• Given instruction: In the lines below, output everything from the first line through the line containing "from matplotlib.patches import FancyBboxPatch" exactly as it is. Pictures are not part of the output.

....................

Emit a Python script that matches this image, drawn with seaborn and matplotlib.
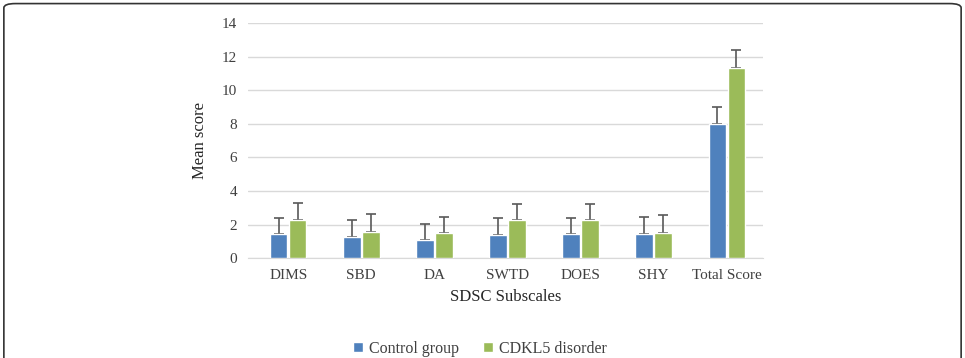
import numpy as np
import pandas as pd
import matplotlib
matplotlib.use("Agg")
import matplotlib.pyplot as plt
import seaborn as sns
from matplotlib.patches import FancyBboxPatch

# values
subscales = ["DIMS", "SBD", "DA", "SWTD", "DOES", "SHY", "Total Score"]
groups = ["Control group", "CDKL5 disorder"]
control_mean = [1.43, 1.27, 1.07, 1.35, 1.43, 1.43, 8.0]
control_sd = [0.95, 0.97, 0.99, 1.03, 0.95, 1.03, 0.97]
cdkl5_mean = [2.26, 1.57, 1.51, 2.26, 2.26, 1.51, 11.32]
cdkl5_sd = [1.03, 1.05, 0.95, 0.96, 0.96, 1.03, 1.04]

colors = ["#4F81BD", "#9BBB59"]

df = pd.DataFrame({
    "subscale": subscales * 2,
    "group": [groups[0]] * len(subscales) + [groups[1]] * len(subscales),
    "mean": control_mean + cdkl5_mean,
})

sns.set_style("white")
plt.rcParams["font.family"] = ["Liberation Serif", "DejaVu Serif"]

fig = plt.figure(figsize=(9.65, 3.58), dpi=100)
ax = fig.add_axes([0.257, 0.279, 0.534, 0.657])

sns.barplot(data=df, x="subscale", y="mean", hue="group", palette=colors,
            saturation=1, width=0.52, gap=0.08, errorbar=None, ax=ax,
            zorder=3)

# upper-only error bars
sds = [control_sd, cdkl5_sd]
means = [control_mean, cdkl5_mean]
for cont, sd, mn in zip(ax.containers, sds, means):
    xs = [p.get_x() + p.get_width() / 2 for p in cont.patches]
    ax.errorbar(xs, mn, yerr=[np.zeros(len(sd)), sd], fmt="none",
                ecolor="#595959", elinewidth=1.2, capsize=3.5, capthick=1.2,
                zorder=2.5)

ax.set_ylim(0, 14)
ax.set_yticks(range(0, 15, 2))
ax.set_xlim(-0.55, 6.5)
ax.yaxis.grid(True, color="#d9d9d9", linewidth=1)
ax.set_axisbelow(True)
for s in ["top", "right", "left"]:
    ax.spines[s].set_visible(False)
ax.spines["bottom"].set_color("#d9d9d9")
ax.tick_params(axis="both", length=0, labelsize=11, colors="#404040", pad=8)
ax.set_ylabel("Mean score", fontsize=12, color="#262626", labelpad=10)
ax.set_xlabel("SDSC Subscales", fontsize=12, color="#262626", labelpad=5)

ax.legend(loc="upper center", bbox_to_anchor=(0.45, -0.29), ncol=2,
          frameon=False, fontsize=11.5, handlelength=0.6, handleheight=0.6,
          columnspacing=1.5, handletextpad=0.4, labelcolor="#404040")

# rounded frame around the figure
frame = FancyBboxPatch((0.004, -0.05), 0.992, 1.04,
                       boxstyle="round,pad=0,rounding_size=0.012",
                       transform=fig.transFigure, fill=False,
                       edgecolor="#333333", linewidth=1.2, clip_on=False)
fig.patches.append(frame)

fig.savefig("out.png", dpi=100)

....................

• Exercise response:
Emit a Python script that matches this image, drawn with seaborn and matplotlib.
import numpy as np
import pandas as pd
import matplotlib
matplotlib.use("Agg")
import matplotlib.pyplot as plt
import seaborn as sns
from matplotlib.patches import FancyBboxPatch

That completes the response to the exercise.